無論如何,孩子總是無辜的。誰能忍心因為大人的過錯,就讓一個鮮活的生命被扼殺在黑暗裏,連陽光都沒有見過就這麽離開?
孩子嗎?陸遺珠撫上自己仍舊平坦如初的小/腹,她最近已經瘦得離譜瘦得驚人,就連隔着病號服看下去,都能看出那凸起的骨頭。就是這樣削瘦病态的身體,竟然還能孕育一個孩子。陸遺珠覺得這個世界真可笑,這個孩子為什麽來得這麽不是時候。就在她決定了要徹底離開顧顏殊的時候,他靜悄悄來了。她縱然能對自己對顧顏殊都狠得下心,這個孩子又有什麽錯?
小護士看她不說話,試探着叫了一句:“顧夫人?”
陸遺珠低着頭說:“你先出去吧,讓我好好想一想。”她是應該好好想想,這個孩子,這場覆水難收的感情,到底應該何去何從。

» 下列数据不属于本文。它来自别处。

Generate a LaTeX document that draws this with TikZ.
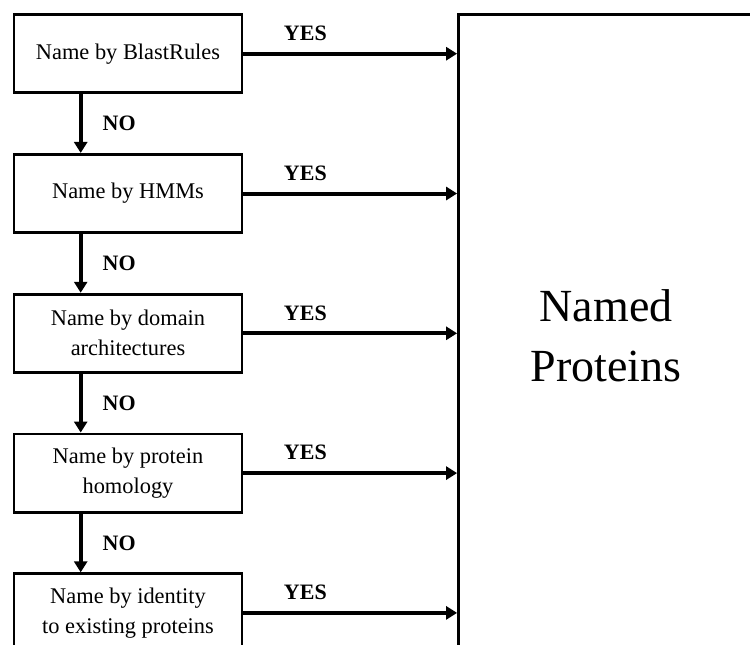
\documentclass[tikz,border=0pt]{standalone}
\usepackage{fontspec}
\setmainfont{Liberation Serif}
\usetikzlibrary{arrows.meta,positioning}

\tikzset{
  namebox/.style={draw,line width=2.8pt,minimum width=228pt,minimum height=78.3pt,
    align=center,inner sep=2pt,font=\fontsize{22.4}{30}\selectfont},
  flowarrow/.style={line width=4pt,-{Triangle[length=11pt,width=13pt]}},
  answer/.style={inner sep=0pt,font=\fontsize{22}{26}\selectfont\bfseries}
}

\begin{document}
\begin{tikzpicture}[x=1pt,y=-1pt]

\useasboundingbox (0,0) rectangle (750,645);
\clip (0,0) rectangle (750,645);

% naming steps
\node[namebox] (blast) at (128,53.7) {Name by BlastRules};
\node[namebox,below=58.7pt of blast] (hmm) {Name by HMMs};
\node[namebox,below=58.7pt of hmm] (domain) {Name by domain\\architectures};
\node[namebox,below=58.7pt of domain] (homology) {Name by protein\\homology};
\node[namebox,below=58.7pt of homology] (identity) {Name by identity\\to existing proteins};

% result box
\node[draw,line width=2.8pt,minimum width=295pt,minimum height=643pt,align=center,
  font=\fontsize{46}{60}\selectfont] (named) at (606,336) {Named\\Proteins};

% NO arrows
\draw[flowarrow] ([xshift=-47.3pt]blast.south) -- ([xshift=-47.3pt]hmm.north)
  node[answer,midway,right=20pt] (no1) {NO};
\draw[flowarrow] ([xshift=-47.3pt]hmm.south) -- ([xshift=-47.3pt]domain.north)
  node[answer,midway,right=20pt] (no2) {NO};
\draw[flowarrow] ([xshift=-47.3pt]domain.south) -- ([xshift=-47.3pt]homology.north)
  node[answer,midway,right=20pt] (no3) {NO};
\draw[flowarrow] ([xshift=-47.3pt]homology.south) -- ([xshift=-47.3pt]identity.north)
  node[answer,midway,right=20pt] (no4) {NO};

% YES arrows
\foreach \step in {blast,hmm,domain,homology,identity}{
  \draw[flowarrow] (\step.east) -- (\step.east -| named.west)
    node[answer,pos=0.29,above=11pt] {YES};
}

\end{tikzpicture}
\end{document}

這一天陸遺珠到底沒能打下那支營養針,小護士從樓下食堂買了一碗白粥上來。她吃兩口吐一場,卻好歹用盡全力塞了一碗粥下去。厭食症很難治,但是只要病人肯配合,就沒有什麽難的。醫院聽說顧夫人好歹肯吃東西了,快馬加鞭制定了一套營養餐治療計劃。主治醫生還相當高興地打了個電話給顧顏殊,顧先生顯然也很興奮,匆匆結束了一場會議就往醫院趕,連接下來一個重要的酒會都顧不上了。
命總是比身外之物重要,何況是陸遺珠的命呢。Erica和Denny無奈地對視一眼,拿起桌上的文件,想着等等要編個什麽理由,才能把那場酒會搪塞過去。所以說現在的助理和當年皇上身邊的太監宮女都是一樣的,吃的是草擠出來的是奶,他們都習慣了。
顧顏殊到的時候是午餐時間,他還沒有吃東西,匆匆趕到病房,就看見陸遺珠皺着眉,就着一個小護士的手在吃粥。
她的身體已經拒絕了飯菜太久,所以一日三餐還是以流質食物為主。陸遺珠已經很努力地去吞咽,竭力告訴自己要吃下去。奈何身體比她先做出反應,一碗粥喂倒是喂下去了,可惜吃進去的少,吐出來的占了絕大部分。
“這就是我說過的,治療比患病還要痛苦,卻是不得不走的路。”王醫生一直站在病房外面觀察情況,看見顧顏殊來了,對着他嘆了口氣,一副見怪不怪的樣子。
陸遺珠很辛苦,而顧顏殊站在病房門口,看的無比心疼,甚至連走進去的勇氣都沒有。